--- STATED PROBLEM ---
Reproduce exactly, with no pictures, each line from the opening of the material down through the line containing "establecimientos, empresas, localidades];".

►

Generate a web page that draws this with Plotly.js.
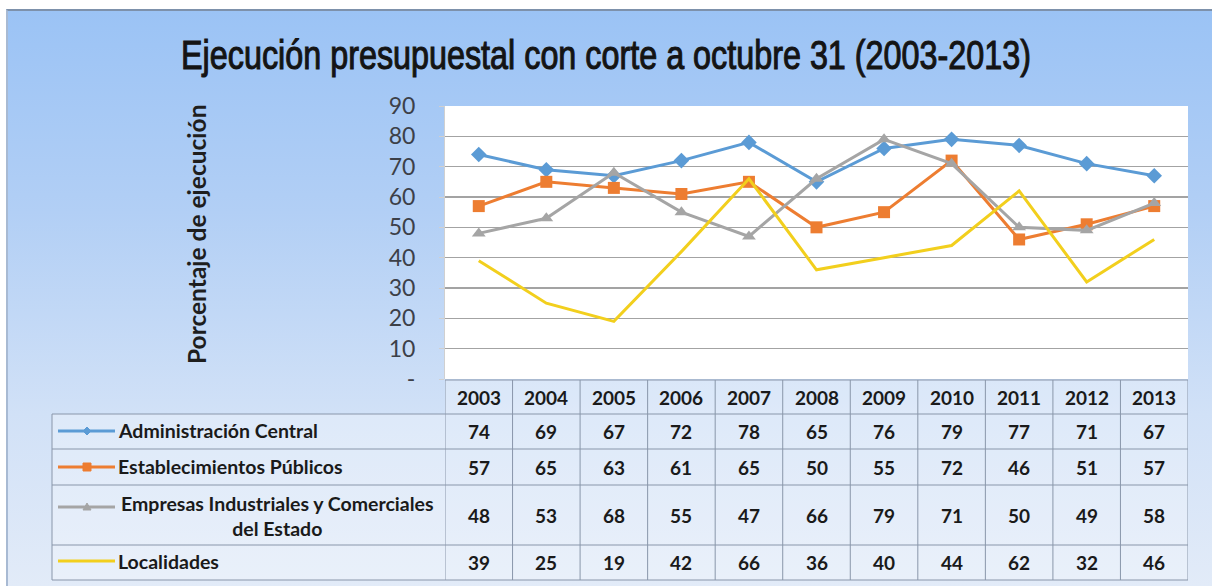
<!DOCTYPE html>
<html>
<head>
<meta charset="utf-8">
<script src="https://cdn.plot.ly/plotly-3.0.1.min.js"></script>
<style>
  html, body { margin: 0; padding: 0; background: #ffffff; }
  #wrap { position: relative; width: 1212px; height: 588px; overflow: hidden; }
  #frame {
    position: absolute; left: 6px; top: 9px; width: 1206px; height: 577px;
    background: linear-gradient(to bottom, #9bc3f5 0%, #b2cff5 35%, #d1e1f7 70%, #e2ebf8 100%);
    border-top: 2px solid #7d91ab; border-left: 2px solid #a8bad3; box-sizing: border-box;
  }
  #chart { position: absolute; left: 0; top: 0; width: 1212px; height: 588px; }
</style>
</head>
<body>
<div id="wrap">
  <div id="frame"></div>
  <div id="chart"></div>
</div>
<script>
// ---- Data ----
const years = ["2003","2004","2005","2006","2007","2008","2009","2010","2011","2012","2013"];
const seriesNames = ["Administración Central", "Establecimientos Públicos", "Empresas Industriales y Comerciales<br>del Estado", "Localidades"];
const adminCentral = [74, 69, 67, 72, 78, 65, 76, 79, 77, 71, 67];
const establecimientos = [57, 65, 63, 61, 65, 50, 55, 72, 46, 51, 57];
const empresas = [48, 53, 68, 55, 47, 66, 79, 71, 50, 49, 58];
const localidades = [39, 25, 19, 42, 66, 36, 40, 44, 62, 32, 46];
const yTickVals = [0, 10, 20, 30, 40, 50, 60, 70, 80, 90];
const yTickText = ["-", "10", "20", "30", "40", "50", "60", "70", "80", "90"];

// ---- Styles ----
const colors = ["#5b9bd5", "#ed7d31", "#a5a5a5", "#f2cf1d"];
const symbols = ["diamond", "square", "triangle-up", null];
const allSeries = [adminCentral, establecimientos, empresas, localidades];

const W = 1212, H = 588;
const px = v => v / W;
const py = v => 1 - v / H;

const traces = allSeries.map((vals, i) => {
  const t = {
    type: "scatter",
    mode: symbols[i] ? "lines+markers" : "lines",
    x: years, y: vals,
    name: seriesNames[i],
    line: { color: colors[i], width: 3 },
    showlegend: false,
    hoverinfo: "x+y"
  };
  if (symbols[i]) t.marker = { symbol: symbols[i], size: 12, color: colors[i] };
  return t;
});

// Table geometry (pixel rows)
const headerTop = 380, rowBounds = [414, 449, 485, 545, 580];
const legendLeft = 52;
const rowCenters = [431.5, 467, 515, 562];
const tableFont = { family: "Lato, 'Open Sans', sans-serif", size: 19.5, color: "#1a1a1a", weight: "bold" };
const numFont = { family: "Lato, 'Open Sans', sans-serif", size: 19, color: "#1a1a1a", weight: "bold" };
const borderCol = "#8996aa";

const shapes = [];
const annotations = [];

// cell fills
shapes.push({ type: "rect", xref: "x", yref: "paper", x0: -0.5, x1: years.length - 0.5,
  y0: py(rowBounds[0]), y1: py(headerTop), fillcolor: "rgba(255,255,255,0.28)", line: { width: 0 }, layer: "below" });
shapes.push({ type: "rect", xref: "paper", yref: "paper", x0: px(legendLeft), x1: px(1188),
  y0: py(rowBounds[4]), y1: py(rowBounds[0]), fillcolor: "rgba(255,255,255,0.28)", line: { width: 0 }, layer: "below" });

// horizontal lines
shapes.push({ type: "line", xref: "x", yref: "paper", x0: -0.5, x1: years.length - 0.5,
  y0: py(headerTop), y1: py(headerTop), line: { color: borderCol, width: 1 } });
rowBounds.forEach(r => {
  shapes.push({ type: "line", xref: "paper", yref: "paper", x0: px(legendLeft), x1: px(1188),
    y0: py(r), y1: py(r), line: { color: borderCol, width: 1 } });
});
// vertical lines
shapes.push({ type: "line", xref: "paper", yref: "paper", x0: px(legendLeft), x1: px(legendLeft),
  y0: py(rowBounds[0]), y1: py(rowBounds[4]), line: { color: borderCol, width: 1 } });
for (let k = 0; k <= years.length; k++) {
  shapes.push({ type: "line", xref: "x", yref: "paper", x0: k - 0.5, x1: k - 0.5,
    y0: py(headerTop), y1: py(rowBounds[4]), line: { color: borderCol, width: 1 } });
}

// header years (x given as category index)
years.forEach((yr, j) => {
  annotations.push({ xref: "x", yref: "paper", x: j, y: py(397), text: yr, showarrow: false,
    font: numFont, xanchor: "center", yanchor: "middle" });
});
// values
allSeries.forEach((vals, i) => {
  vals.forEach((v, j) => {
    annotations.push({ xref: "x", yref: "paper", x: j, y: py(rowCenters[i]), text: String(v), showarrow: false,
      font: numFont, xanchor: "center", yanchor: "middle" });
  });
});
// legend labels
seriesNames.forEach((nm, i) => {
  const multi = nm.indexOf("<br>") >= 0;
  annotations.push({ xref: "paper", yref: "paper",
    x: multi ? px(277) : px(116), y: py(rowCenters[i] - (multi ? -1 : 1)),
    text: nm, showarrow: false, align: "center",
    font: tableFont,
    xanchor: multi ? "center" : "left", yanchor: "middle" });
});
// legend samples
const sampleY = [431, 467, 507, 561];
sampleY.forEach((sy, i) => {
  shapes.push({ type: "line", xref: "paper", yref: "paper", x0: px(58), x1: px(115), y0: py(sy), y1: py(sy),
    line: { color: colors[i], width: 3 } });
  const cx = 87;
  if (i === 0) {
    shapes.push({ type: "path", xref: "paper", yref: "paper",
      path: `M ${px(cx-4)} ${py(sy)} L ${px(cx)} ${py(sy-4)} L ${px(cx+4)} ${py(sy)} L ${px(cx)} ${py(sy+4)} Z`,
      fillcolor: colors[i], line: { color: colors[i], width: 1 } });
  } else if (i === 1) {
    shapes.push({ type: "rect", xref: "paper", yref: "paper", x0: px(cx-4), x1: px(cx+4), y0: py(sy+4), y1: py(sy-4),
      fillcolor: colors[i], line: { color: colors[i], width: 1 } });
  } else if (i === 2) {
    shapes.push({ type: "path", xref: "paper", yref: "paper",
      path: `M ${px(cx-4)} ${py(sy+3)} L ${px(cx)} ${py(sy-4)} L ${px(cx+4)} ${py(sy+3)} Z`,
      fillcolor: colors[i], line: { color: colors[i], width: 1 } });
  }
});

// y-axis title
annotations.push({ xref: "paper", yref: "paper", x: px(197), y: py(235), text: "Porcentaje de ejecución",
  textangle: -90, showarrow: false, font: { family: "Lato, 'Open Sans', sans-serif", size: 24.5, color: "#1e1e1e", weight: "bold" },
  xanchor: "center", yanchor: "middle" });

const layout = {
  width: W, height: H,
  margin: { l: 0, r: 0, t: 0, b: 0 },
  paper_bgcolor: "rgba(0,0,0,0)",
  plot_bgcolor: "#ffffff",
  title: { text: "Ejecución presupuestal con corte a octubre 31 (2003-2013)",
    font: { family: "'Liberation Sans', Arial, sans-serif", size: 40, color: "#141414" },
    x: 0.5, xanchor: "center", y: py(55), yanchor: "middle", yref: "paper" },
  xaxis: { type: "category", domain: [px(445), px(1188)], range: [-0.5, years.length - 0.5],
    showticklabels: false, showgrid: false, zeroline: false, showline: false, fixedrange: true },
  yaxis: { domain: [py(379), py(106)], range: [0, 90], tickvals: yTickVals, ticktext: yTickText,
    tickfont: { family: "Lato, 'Open Sans', sans-serif", size: 23, color: "#3c4048" },
    gridcolor: "#a3a3a3", gridwidth: 1.3, zeroline: false,
    showline: true, linecolor: "#d0d0d0", linewidth: 1, ticks: "outside", ticklen: 5, tickcolor: "#d0d0d0",
    ticklabelstandoff: 19, fixedrange: true },
  shapes: shapes,
  annotations: annotations,
  showlegend: false
};

Plotly.newPlot("chart", traces, layout, { displayModeBar: false, staticPlot: true }).then(gd => {
  // condense the title horizontally (narrow typeface look), keeping it centred
  const t = gd.querySelector(".gtitle");
  if (t) {
    const bb = t.getBBox();
    const target = 850;
    const s = Math.min(1, target / bb.width);
    const cx = bb.x + bb.width / 2;
    t.setAttribute("transform", `translate(${cx},0) scale(${s},1) translate(${-cx},0)`);
    t.style.stroke = "#141414";
    t.style.strokeWidth = "1.1px";
  }
});
</script>
</body>
</html>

◄

--- EXPECTED OUTPUT ---
Generate a web page that draws this with Plotly.js.
<!DOCTYPE html>
<html>
<head>
<meta charset="utf-8">
<script src="https://cdn.plot.ly/plotly-3.0.1.min.js"></script>
<style>
  html, body { margin: 0; padding: 0; background: #ffffff; }
  #wrap { position: relative; width: 1212px; height: 588px; overflow: hidden; }
  #frame {
    position: absolute; left: 6px; top: 9px; width: 1206px; height: 577px;
    background: linear-gradient(to bottom, #9bc3f5 0%, #b2cff5 35%, #d1e1f7 70%, #e2ebf8 100%);
    border-top: 2px solid #7d91ab; border-left: 2px solid #a8bad3; box-sizing: border-box;
  }
  #chart { position: absolute; left: 0; top: 0; width: 1212px; height: 588px; }
</style>
</head>
<body>
<div id="wrap">
  <div id="frame"></div>
  <div id="chart"></div>
</div>
<script>
// ---- Data ----
const years = ["2003","2004","2005","2006","2007","2008","2009","2010","2011","2012","2013"];
const seriesNames = ["Administración Central", "Establecimientos Públicos", "Empresas Industriales y Comerciales<br>del Estado", "Localidades"];
const adminCentral = [74, 69, 67, 72, 78, 65, 76, 79, 77, 71, 67];
const establecimientos = [57, 65, 63, 61, 65, 50, 55, 72, 46, 51, 57];
const empresas = [48, 53, 68, 55, 47, 66, 79, 71, 50, 49, 58];
const localidades = [39, 25, 19, 42, 66, 36, 40, 44, 62, 32, 46];
const yTickVals = [0, 10, 20, 30, 40, 50, 60, 70, 80, 90];
const yTickText = ["-", "10", "20", "30", "40", "50", "60", "70", "80", "90"];

// ---- Styles ----
const colors = ["#5b9bd5", "#ed7d31", "#a5a5a5", "#f2cf1d"];
const symbols = ["diamond", "square", "triangle-up", null];
const allSeries = [adminCentral, establecimientos, empresas, localidades];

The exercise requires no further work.